As your children mature, most likely sometime after their 13th birthday, it is the appropriate time to introduce classical literature. In the safety of your home your children will begin reading a variety of literature - some coming from the nonbiblical world view. In the analogy with the money your children are now apprenticing at the bank. They exchange money with the patrons - not knowing if they are handed real or counterfeit ideas. They are to be 'on alert' under your direct supervision- some of the thoughts may be counterfeit. The standard of course is the "real" ideas that have been "handled" - the Scripture. With your help your children will evaluate what is being said by different authors. The evaluation must include the answers to these questions:
- Is there a God? What is He like?
- What is the nature of the universe?
- What is the nature of man?
- What is the basis for ethics?
- What is the cause of evil?
- What happens to man after death?
- What is the meaning of history?
Two Precautions for Parents
Historically, the ability to handle nonbiblical ideas seems to be conditioned upon two important ideas: a "robust Christian faith" and a proper view of Scripture.
Robust Christian Faith
It seems that the Apostle Paul and the early Church did not forbid the teaching and using of classical ideas. However, according to Dr. Schaeffer a person must have a 'robust Christian faith' in order not to compromise the truth. What does this mean? Dr. Schaeffer is referring to a life being lived moment-by-moment in the finished work of the risen Christ through the power of the Holy Spirit. This "robust faith" is a life fully clothed with the armor of God - with no "cracks or chinks."
The Bible: Our Final Authority
As we study ideas that are coming from a different world view, we must not simply read to understand and appreciate the beauty of the language. We must judge the thoughts and evaluate the ideas against the gauge of Scripture. The Bible must be the final and ultimate authority - the standard by which all ideas are measured and evaluated.

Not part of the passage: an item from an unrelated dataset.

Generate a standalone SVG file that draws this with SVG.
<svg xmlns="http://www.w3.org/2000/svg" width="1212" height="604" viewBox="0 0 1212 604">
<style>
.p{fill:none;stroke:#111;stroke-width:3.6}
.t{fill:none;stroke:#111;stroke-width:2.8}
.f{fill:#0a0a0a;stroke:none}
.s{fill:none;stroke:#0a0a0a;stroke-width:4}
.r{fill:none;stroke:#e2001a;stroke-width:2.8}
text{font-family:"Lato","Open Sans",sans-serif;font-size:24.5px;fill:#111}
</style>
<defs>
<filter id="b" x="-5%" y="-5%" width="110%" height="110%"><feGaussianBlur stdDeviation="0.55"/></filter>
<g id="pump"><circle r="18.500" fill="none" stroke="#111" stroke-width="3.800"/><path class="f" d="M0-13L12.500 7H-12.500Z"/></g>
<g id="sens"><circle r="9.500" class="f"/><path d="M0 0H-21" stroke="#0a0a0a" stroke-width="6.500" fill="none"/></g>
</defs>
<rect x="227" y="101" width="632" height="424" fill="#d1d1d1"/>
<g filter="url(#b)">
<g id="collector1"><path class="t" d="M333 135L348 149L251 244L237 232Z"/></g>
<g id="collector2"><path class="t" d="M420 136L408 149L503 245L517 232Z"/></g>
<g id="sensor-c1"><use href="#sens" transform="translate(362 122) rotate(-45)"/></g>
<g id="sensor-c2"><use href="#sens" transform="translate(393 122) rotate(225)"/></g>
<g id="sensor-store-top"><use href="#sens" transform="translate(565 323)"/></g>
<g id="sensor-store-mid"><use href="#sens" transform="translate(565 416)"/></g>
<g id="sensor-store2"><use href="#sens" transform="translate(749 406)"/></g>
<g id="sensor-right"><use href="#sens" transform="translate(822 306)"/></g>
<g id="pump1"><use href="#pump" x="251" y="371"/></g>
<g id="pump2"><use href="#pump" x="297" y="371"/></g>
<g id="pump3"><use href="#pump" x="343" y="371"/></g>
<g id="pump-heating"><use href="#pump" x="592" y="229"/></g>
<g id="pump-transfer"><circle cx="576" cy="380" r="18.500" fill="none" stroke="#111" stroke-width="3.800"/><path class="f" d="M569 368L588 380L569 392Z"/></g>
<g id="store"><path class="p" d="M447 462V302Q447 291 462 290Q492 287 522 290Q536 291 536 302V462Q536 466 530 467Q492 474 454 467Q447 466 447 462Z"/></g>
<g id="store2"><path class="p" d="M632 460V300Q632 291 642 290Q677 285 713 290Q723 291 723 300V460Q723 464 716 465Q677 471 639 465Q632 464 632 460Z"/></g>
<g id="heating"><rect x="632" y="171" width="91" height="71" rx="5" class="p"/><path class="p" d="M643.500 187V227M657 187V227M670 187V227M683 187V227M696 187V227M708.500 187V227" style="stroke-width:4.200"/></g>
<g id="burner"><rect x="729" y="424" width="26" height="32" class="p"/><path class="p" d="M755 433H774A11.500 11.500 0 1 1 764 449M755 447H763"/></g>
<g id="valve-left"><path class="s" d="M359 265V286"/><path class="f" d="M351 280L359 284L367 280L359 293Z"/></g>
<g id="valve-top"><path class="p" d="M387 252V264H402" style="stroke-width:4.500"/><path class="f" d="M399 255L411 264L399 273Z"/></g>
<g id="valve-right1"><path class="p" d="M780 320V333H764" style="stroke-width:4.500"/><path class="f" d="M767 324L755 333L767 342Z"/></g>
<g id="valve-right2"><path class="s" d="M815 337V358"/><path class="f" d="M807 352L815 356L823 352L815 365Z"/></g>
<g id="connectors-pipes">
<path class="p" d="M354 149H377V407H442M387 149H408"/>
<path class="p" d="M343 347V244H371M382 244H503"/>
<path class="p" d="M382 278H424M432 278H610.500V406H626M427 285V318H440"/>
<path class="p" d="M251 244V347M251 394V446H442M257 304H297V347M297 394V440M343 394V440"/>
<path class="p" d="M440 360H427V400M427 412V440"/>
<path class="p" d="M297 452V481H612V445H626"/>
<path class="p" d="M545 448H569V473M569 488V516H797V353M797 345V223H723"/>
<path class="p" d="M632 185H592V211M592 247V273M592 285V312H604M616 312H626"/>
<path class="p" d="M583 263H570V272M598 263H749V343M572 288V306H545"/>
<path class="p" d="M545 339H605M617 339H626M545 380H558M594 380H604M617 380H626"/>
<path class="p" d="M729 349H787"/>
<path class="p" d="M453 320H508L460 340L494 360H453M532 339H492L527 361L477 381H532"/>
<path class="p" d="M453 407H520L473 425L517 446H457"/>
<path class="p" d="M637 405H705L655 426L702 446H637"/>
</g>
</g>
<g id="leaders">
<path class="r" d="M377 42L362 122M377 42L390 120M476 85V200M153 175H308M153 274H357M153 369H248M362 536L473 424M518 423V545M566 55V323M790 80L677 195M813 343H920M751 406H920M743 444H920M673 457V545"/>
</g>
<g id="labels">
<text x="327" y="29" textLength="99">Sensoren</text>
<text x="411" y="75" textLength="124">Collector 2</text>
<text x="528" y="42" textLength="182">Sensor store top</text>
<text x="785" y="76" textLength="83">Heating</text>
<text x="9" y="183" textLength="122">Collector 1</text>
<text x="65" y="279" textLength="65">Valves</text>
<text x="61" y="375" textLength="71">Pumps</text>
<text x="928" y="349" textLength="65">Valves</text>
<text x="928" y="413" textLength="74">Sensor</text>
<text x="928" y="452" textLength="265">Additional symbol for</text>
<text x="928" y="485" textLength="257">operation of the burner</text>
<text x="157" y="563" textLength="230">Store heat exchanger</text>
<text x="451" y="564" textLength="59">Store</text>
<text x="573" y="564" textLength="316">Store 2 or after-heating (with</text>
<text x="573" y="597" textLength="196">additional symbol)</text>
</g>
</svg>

We must never mix Christian thinking with Greek or Roman thinking as was done during the Renaissance.
Making an Adequate Defense
Ages: 13 - 15 to Adult
At this stage your children will be preparing to give clear, concise, and convincing proof - an adequate defense for the hope that is within them (I Peter 3:15) as they prepare to go out into the culture on their own.

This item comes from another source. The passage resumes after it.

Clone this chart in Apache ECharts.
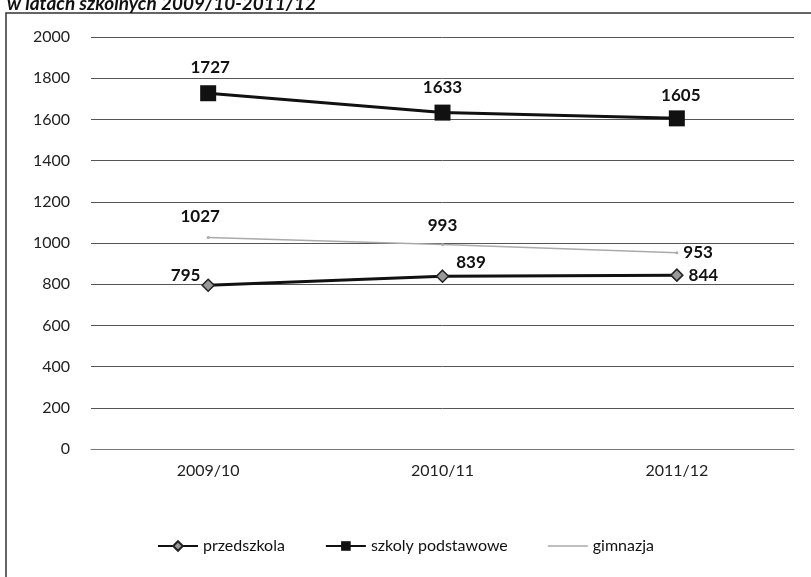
<!DOCTYPE html>
<html>
<head>
<meta charset="utf-8">
<script src="https://cdn.jsdelivr.net/npm/echarts@6/dist/echarts.min.js"></script>
<style>
  html, body { margin: 0; padding: 0; background: #fff; }
  #chart { width: 811px; height: 577px; }
</style>
</head>
<body>
<div id="chart"></div>
<script>
const years = ['2009/10', '2010/11', '2011/12']
const przedszkola = [795, 839, 844]
const szkolyPodstawowe = [1727, 1633, 1605]
const gimnazja = [1027, 993, 953]

const font = 'Lato, "Open Sans", sans-serif'
let myChart = echarts.init(document.getElementById('chart'))

// per-point label helper
const lbl = (pos, off) => ({
  show: true, position: pos, offset: off || [0, 0],
  fontFamily: font, fontWeight: 'bold', fontSize: 17, color: '#111'
})

myChart.setOption({
  animation: false,
  title: {
    text: 'w latach szkolnych 2009/10-2011/12',
    left: 2, top: -11,
    textStyle: { fontFamily: font, fontStyle: 'italic', fontWeight: 'bold', fontSize: 19, color: '#111' }
  },
  graphic: [{
    type: 'polyline',
    shape: { points: [[6, 577], [6, 13], [811, 13]] },
    style: { stroke: '#333', lineWidth: 1.5, fill: null }
  }],
  grid: { left: 91, right: 17, top: 37, bottom: 128 },
  legend: {
    bottom: 18, left: 'center', itemGap: 40, itemWidth: 40, itemHeight: 12,
    textStyle: { fontFamily: font, fontSize: 16, color: '#111' },
    data: ['przedszkola', 'szkoly podstawowe', { name: 'gimnazja', icon: 'path://M0,5.3 L40,5.3 L40,6.7 L0,6.7 Z' }]
  },
  xAxis: {
    type: 'category', data: years, boundaryGap: true,
    axisLine: { lineStyle: { color: '#777' } },
    axisTick: { show: false },
    axisLabel: { fontFamily: font, fontSize: 16, color: '#222', margin: 14 }
  },
  yAxis: {
    type: 'value', min: 0, max: 2000, interval: 200,
    axisLine: { show: false },
    axisTick: { show: false },
    axisLabel: { fontFamily: font, fontSize: 16, color: '#222', margin: 21, formatter: v => String(v) },
    splitLine: { lineStyle: { color: '#555', width: 1 } }
  },
  series: [
    {
      name: 'przedszkola', type: 'line',
      symbol: 'diamond', symbolSize: 12,
      lineStyle: { color: '#111', width: 3 },
      itemStyle: { color: '#999', borderColor: '#222', borderWidth: 1.5 },
      data: [
        { value: przedszkola[0], label: lbl('left', [4, -10]) },
        { value: przedszkola[1], label: lbl('right', [2, -14]) },
        { value: przedszkola[2], label: lbl('right', [0, 0]) }
      ]
    },
    {
      name: 'szkoly podstawowe', type: 'line',
      symbol: 'rect', symbolSize: 16,
      lineStyle: { color: '#111', width: 3 },
      itemStyle: { color: '#111' },
      data: [
        { value: szkolyPodstawowe[0], label: lbl('top', [2, -4]) },
        { value: szkolyPodstawowe[1], label: lbl('top', [0, -4]) },
        { value: szkolyPodstawowe[2], label: lbl('top', [4, -1]) }
      ]
    },
    {
      name: 'gimnazja', type: 'line',
      symbol: 'circle', symbolSize: 3,
      lineStyle: { color: '#aaa', width: 1.5 },
      itemStyle: { color: '#aaa' },
      data: [
        { value: gimnazja[0], label: lbl('top', [-8, -6]) },
        { value: gimnazja[1], label: lbl('top', [0, -4]) },
        { value: gimnazja[2], label: lbl('right', [0, 0]) }
      ]
    }
  ]
})
</script>
</body>
</html>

There is no better preparation for college
there is no better preparation for life!
- Though we don't feel qualified or prepared for this task, we thank you for making us adequate in Christ for such a ministry ( II Cor. 2 - 4).
- Build within our children strong convictions - the resolve of a Daniel - so that they will be able to withstand the false thoughts and ideas of our culture and stand firm for Christ!
Thoughts on World Views from Bryce Quine
reprinted from Let Us Highly Resolve
IDEAS HAVE CONSEQUENCES. This is true whether one is referring to philosophy, theology, music, art, or law. A person's outlook on the world will shape his actions. During the last 120 years this nation has departed significantly from the thinking of our founding fathers. This is why I have decided to dedicate my life to working in the governmental system to bring back the world view of those men who founded our country.
It has always been my parents' goal to prepare and equip me for whatever career I would ultimately choose. Throughout my childhood school was not just formal education. Every day my father and I would discuss the events in the world and examine the world views of the leaders, past and present. This teaching dealt with much more than facts, it was concerned with ideas. This kind of education has prepared me to look beyond the individual laws or specific court decisions and to look for the ideas that are behind the actions of world leaders. Without this kind of teaching I would be lost in a sea of confusion.